• _Given records_:
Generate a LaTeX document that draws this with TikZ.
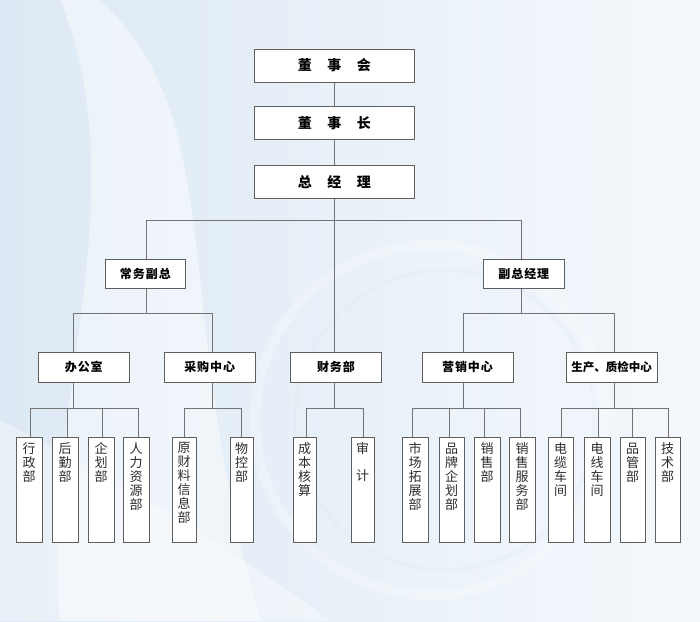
\documentclass[tikz,border=0pt]{standalone}
\usepackage{fontspec}
\newfontfamily\cjk{Noto Sans CJK SC}
\newfontfamily\cjkls{Noto Sans CJK SC}[LetterSpace=8]
\definecolor{bgL}{RGB}{221,233,244}
\definecolor{bgR}{RGB}{244,248,252}
\definecolor{boxgray}{RGB}{95,95,95}
\definecolor{linegray}{RGB}{115,115,115}
\definecolor{leaftxt}{RGB}{45,45,45}
\begin{document}
\begin{tikzpicture}[x=1pt,y=-1pt,
  box/.style={draw=boxgray,fill=white,line width=0.9pt,inner sep=0pt},
  topbox/.style={box,minimum width=160.7pt,minimum height=33.3pt,font=\cjk\bfseries\fontsize{14}{16}\selectfont,text=black},
  midbox/.style={box,minimum width=80.7pt,minimum height=29.3pt,font=\cjkls\bfseries\fontsize{12}{14}\selectfont,text=black},
  deptbox/.style={box,minimum width=91pt,minimum height=29.3pt,font=\cjkls\bfseries\fontsize{12}{14}\selectfont,text=black},
  leafbox/.style={box,minimum width=26pt,minimum height=105pt},
  leaftext/.style={anchor=north,yshift=-6pt,align=center,inner sep=0pt,text=leaftxt,font=\cjk\fontsize{13}{14}\selectfont},
  link/.style={draw=linegray,line width=0.8pt}]
\useasboundingbox (0,0) rectangle (700,621);
% background
\fill[left color=bgL,right color=bgR] (0,0) rectangle (700,621);
\fill[white,opacity=0.45] (100,0) .. controls (230,120) and (170,300) .. (260,621) -- (60,621) .. controls (40,400) and (140,200) .. (60,0) -- cycle;
\fill[white,opacity=0.35] (0,420) .. controls (120,480) and (250,560) .. (330,621) -- (0,621) -- cycle;
\draw[white,opacity=0.25,line width=10pt] (430,420) circle (175);
\draw[bgL,opacity=0.25,line width=4pt] (445,420) circle (150);
% top chain
\node[topbox] (n1) at (334.3,65.6) {董\hspace{15.5pt}事\hspace{15.5pt}会};
\node[topbox] (n2) at (334.3,122.7) {董\hspace{15.5pt}事\hspace{15.5pt}长};
\node[topbox] (n3) at (334.3,181.7) {总\hspace{15.5pt}经\hspace{15.5pt}理};
% second level
\node[midbox] (cg) at (145.4,273.7) {常务副总};
\node[midbox] (fz) at (523.8,273.7) {副总经理};
% third level
\node[deptbox] (bgs) at (83.8,367.3) {办公室};
\node[deptbox] (cgz) at (209.7,367.3) {采购中心};
\node[deptbox] (cw)  at (336,367.3) {财务部};
\node[deptbox] (yx)  at (467.5,367.3) {营销中心};
\node[deptbox,font=\cjk\bfseries\fontsize{11.5}{14}\selectfont] (sc) at (611.5,367.3) {生产、质检中心};
% leaves
\node[leafbox,label={[leaftext]north:{行\\政\\部}}] (l1) at (29,489.5) {};
\node[leafbox,label={[leaftext]north:{后\\勤\\部}}] (l2) at (65,489.5) {};
\node[leafbox,label={[leaftext]north:{企\\划\\部}}] (l3) at (101,489.5) {};
\node[leafbox,label={[leaftext]north:{人\\力\\资\\源\\部}}] (l4) at (136,489.5) {};
\node[leafbox,minimum width=24pt,label={[leaftext]north:{原\\财\\料\\信\\息\\部}}] (l5) at (184,489.5) {};
\node[leafbox,minimum width=23pt,label={[leaftext]north:{物\\控\\部}}] (l6) at (241.5,489.5) {};
\node[leafbox,minimum width=23pt,label={[leaftext]north:{成\\本\\核\\算}}] (l7) at (304.5,489.5) {};
\node[leafbox,minimum width=23pt,label={[leaftext]north:{审\\[13pt]计}}] (l8) at (362.5,489.5) {};
\node[leafbox,label={[leaftext]north:{市\\场\\拓\\展\\部}}] (l9) at (415,489.5) {};
\node[leafbox,minimum width=25pt,label={[leaftext]north:{品\\牌\\企\\划\\部}}] (l10) at (451.5,489.5) {};
\node[leafbox,label={[leaftext]north:{销\\售\\部}}] (l11) at (487,489.5) {};
\node[leafbox,label={[leaftext]north:{销\\售\\服\\务\\部}}] (l12) at (522,489.5) {};
\node[leafbox,minimum width=25pt,label={[leaftext]north:{电\\缆\\车\\间}}] (l13) at (560.5,489.5) {};
\node[leafbox,label={[leaftext]north:{电\\线\\车\\间}}] (l14) at (597,489.5) {};
\node[leafbox,minimum width=25pt,label={[leaftext]north:{品\\管\\部}}] (l15) at (632.5,489.5) {};
\node[leafbox,minimum width=25pt,label={[leaftext]north:{技\\术\\部}}] (l16) at (667.5,489.5) {};
% connectors: top
\draw[link] (n1.south) -- (n2.north);
\draw[link] (n2.south) -- (n3.north);
\draw[link] (n3.south) -- (n3.south |- cw.north);
\coordinate (r1) at (146,220.7);
\coordinate (r2) at (521,220.7);
\draw[link] (r1 |- cg.north) -- (r1) -- (r2) -- (r2 |- fz.north);
% second to third
\coordinate (q1) at (73.3,313.3);
\coordinate (q2) at (212.7,313.3);
\coordinate (q0) at (146,313.3);
\draw[link] (q1 |- bgs.north) -- (q1) -- (q2) -- (q2 |- cgz.north);
\draw[link] (q0 |- cg.south) -- (q0);
\coordinate (q3) at (463.3,313.3);
\coordinate (q4) at (614,313.3);
\coordinate (q5) at (521,313.3);
\draw[link] (q3 |- yx.north) -- (q3) -- (q4) -- (q4 |- sc.north);
\draw[link] (q5 |- fz.south) -- (q5);
% third to leaves
\foreach \n/\x in {l1/30.7,l2/67.7,l3/102,l4/138,l5/184,l6/241,l7/306,l8/363,l9/412,l10/449,l11/484,l12/520,l13/561,l14/598,l15/632,l16/668}{
  \coordinate (t\n) at (\x,408);
  \draw[link] (t\n) -- (t\n |- \n.north);
}
\draw[link] (tl1) -- (tl4);
\draw[link] (tl5) -- (tl6);
\draw[link] (tl7) -- (tl8);
\draw[link] (tl9) -- (tl12);
\draw[link] (tl13) -- (tl16);
\coordinate (p1) at (73.3,408);
\coordinate (p2) at (212.7,408);
\coordinate (p3) at (334.3,408);
\coordinate (p4) at (463.3,408);
\coordinate (p5) at (614,408);
\draw[link] (p1 |- bgs.south) -- (p1);
\draw[link] (p2 |- cgz.south) -- (p2);
\draw[link] (p3 |- cw.south) -- (p3);
\draw[link] (p4 |- yx.south) -- (p4);
\draw[link] (p5 |- sc.south) -- (p5);
\end{tikzpicture}
\end{document}
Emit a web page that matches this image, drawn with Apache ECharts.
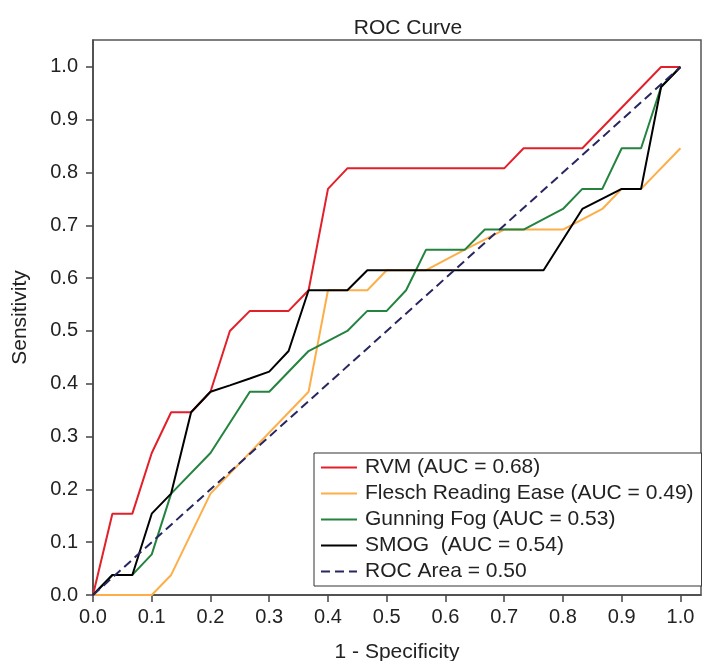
<!DOCTYPE html>
<html>
<head>
<meta charset="utf-8">
<script src="https://cdn.jsdelivr.net/npm/echarts@6/dist/echarts.min.js"></script>
<style>
  html, body { margin: 0; padding: 0; background: #fff; }
  #chart { width: 702px; height: 661px; }
</style>
</head>
<body>
<div id="chart"></div>
<script>
// values
const legendNames = [
  'RVM (AUC = 0.68)',
  'Flesch Reading Ease (AUC = 0.49)',
  'Gunning Fog (AUC = 0.53)',
  'SMOG  (AUC = 0.54)',
  'ROC Area = 0.50'
];

const rvmX = [0, 0.033, 0.067, 0.1, 0.133, 0.167, 0.2, 0.233, 0.267, 0.333, 0.367, 0.4, 0.433, 0.7, 0.733, 0.833, 0.967, 1.0];
const rvmY = [0, 0.154, 0.154, 0.269, 0.346, 0.346, 0.385, 0.5, 0.538, 0.538, 0.577, 0.769, 0.808, 0.808, 0.846, 0.846, 1.0, 1.0];

const fleschX = [0, 0.1, 0.133, 0.2, 0.367, 0.4, 0.467, 0.5, 0.567, 0.633, 0.7, 0.8, 0.867, 0.9, 0.933, 1.0];
const fleschY = [0, 0, 0.038, 0.192, 0.385, 0.577, 0.577, 0.615, 0.615, 0.654, 0.692, 0.692, 0.731, 0.769, 0.769, 0.846];

const fogX = [0, 0.033, 0.067, 0.1, 0.133, 0.2, 0.267, 0.3, 0.367, 0.433, 0.467, 0.5, 0.533, 0.567, 0.633, 0.667, 0.733, 0.8, 0.833, 0.867, 0.9, 0.933, 0.967, 1.0];
const fogY = [0, 0.038, 0.038, 0.077, 0.192, 0.269, 0.385, 0.385, 0.462, 0.5, 0.538, 0.538, 0.577, 0.654, 0.654, 0.692, 0.692, 0.731, 0.769, 0.769, 0.846, 0.846, 0.962, 1.0];

const smogX = [0, 0.033, 0.067, 0.1, 0.133, 0.167, 0.2, 0.233, 0.267, 0.3, 0.333, 0.367, 0.433, 0.467, 0.767, 0.833, 0.9, 0.933, 0.967, 1.0];
const smogY = [0, 0.038, 0.038, 0.154, 0.192, 0.346, 0.385, 0.397, 0.41, 0.423, 0.462, 0.577, 0.577, 0.615, 0.615, 0.731, 0.769, 0.769, 0.962, 1.0];

const chanceX = [0, 1];
const chanceY = [0, 1];

const tickValues = [0, 0.1, 0.2, 0.3, 0.4, 0.5, 0.6, 0.7, 0.8, 0.9, 1.0];

const pairs = (xs, ys) => xs.map((x, i) => [x, ys[i]]);

const font = 'Liberation Sans, Arial, sans-serif';
const textColor = '#222';

const lineSeries = (name, xs, ys, color, type) => ({
  name: name,
  type: 'line',
  data: pairs(xs, ys),
  symbol: 'none',
  silent: true,
  animation: false,
  lineStyle: { color: color, width: 2, type: type || 'solid', dashOffset: 0 },
  itemStyle: { color: color }
});

const chart = echarts.init(document.getElementById('chart'));
chart.setOption({
  backgroundColor: '#fff',
  animation: false,
  textStyle: { fontFamily: font },
  title: {
    text: 'ROC Curve',
    left: 403,
    textAlign: 'center',
    top: 13,
    textStyle: { fontFamily: font, fontSize: 21, fontWeight: 'normal', color: textColor }
  },
  grid: {
    left: 93, right: 1, top: 40, bottom: 66,
    outerBoundsMode: 'none',
    containLabel: false,
    show: true,
    borderColor: '#555',
    borderWidth: 1.5
  },
  legend: {
    data: legendNames,
    orient: 'vertical',
    left: 314,
    top: 453,
    padding: [4, 8, 4, 6],
    itemWidth: 36,
    itemHeight: 20,
    itemGap: 5,
    backgroundColor: '#fff',
    borderColor: '#333',
    borderWidth: 1,
    selectedMode: false,
    itemStyle: { opacity: 0, borderWidth: 0 },
    textStyle: { fontFamily: font, fontSize: 21, color: textColor, padding: [0, 0, 0, 3] }
  },
  xAxis: {
    type: 'value',
    min: 0,
    max: 1.035,
    interval: 0.1,
    name: '1 - Specificity',
    nameLocation: 'middle',
    nameGap: 47,
    nameTextStyle: { fontFamily: font, fontSize: 21, color: textColor },
    splitLine: { show: false },
    axisLine: { onZero: false, lineStyle: { color: '#444', width: 1.5 } },
    axisTick: { show: true, inside: false, length: 7, customValues: tickValues, lineStyle: { color: '#444', width: 1.5 } },
    axisLabel: {
      margin: 12,
      customValues: tickValues,
      fontFamily: font, fontSize: 20, color: textColor,
      formatter: v => v.toFixed(1)
    }
  },
  yAxis: {
    type: 'value',
    min: 0,
    max: 1.051,
    interval: 0.1,
    name: 'Sensitivity',
    nameLocation: 'middle',
    nameGap: 62,
    nameTextStyle: { fontFamily: font, fontSize: 21, color: textColor },
    splitLine: { show: false },
    axisLine: { onZero: false, lineStyle: { color: '#444', width: 1.5 } },
    axisTick: { show: true, inside: false, length: 7, customValues: tickValues, lineStyle: { color: '#444', width: 1.5 } },
    axisLabel: {
      margin: 15,
      customValues: tickValues,
      fontFamily: font, fontSize: 20, color: textColor,
      formatter: v => v.toFixed(1)
    }
  },
  series: [
    lineSeries(legendNames[0], rvmX, rvmY, '#E3202A'),
    lineSeries(legendNames[1], fleschX, fleschY, '#FDAE48'),
    lineSeries(legendNames[2], fogX, fogY, '#23833F'),
    lineSeries(legendNames[3], smogX, smogY, '#000000'),
    lineSeries(legendNames[4], chanceX, chanceY, '#27265F', [9, 5])
  ]
});
</script>
</body>
</html>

• _What you need to do_: Only the stretch from the line with "Emit a web page" through the line with "0.769, 0.769, 0.846];" should be copied, exactly and with both ends. Drop the pictures.

• _Answer to this task_:
Emit a web page that matches this image, drawn with Apache ECharts.
<!DOCTYPE html>
<html>
<head>
<meta charset="utf-8">
<script src="https://cdn.jsdelivr.net/npm/echarts@6/dist/echarts.min.js"></script>
<style>
  html, body { margin: 0; padding: 0; background: #fff; }
  #chart { width: 702px; height: 661px; }
</style>
</head>
<body>
<div id="chart"></div>
<script>
// values
const legendNames = [
  'RVM (AUC = 0.68)',
  'Flesch Reading Ease (AUC = 0.49)',
  'Gunning Fog (AUC = 0.53)',
  'SMOG  (AUC = 0.54)',
  'ROC Area = 0.50'
];

const rvmX = [0, 0.033, 0.067, 0.1, 0.133, 0.167, 0.2, 0.233, 0.267, 0.333, 0.367, 0.4, 0.433, 0.7, 0.733, 0.833, 0.967, 1.0];
const rvmY = [0, 0.154, 0.154, 0.269, 0.346, 0.346, 0.385, 0.5, 0.538, 0.538, 0.577, 0.769, 0.808, 0.808, 0.846, 0.846, 1.0, 1.0];

const fleschX = [0, 0.1, 0.133, 0.2, 0.367, 0.4, 0.467, 0.5, 0.567, 0.633, 0.7, 0.8, 0.867, 0.9, 0.933, 1.0];
const fleschY = [0, 0, 0.038, 0.192, 0.385, 0.577, 0.577, 0.615, 0.615, 0.654, 0.692, 0.692, 0.731, 0.769, 0.769, 0.846];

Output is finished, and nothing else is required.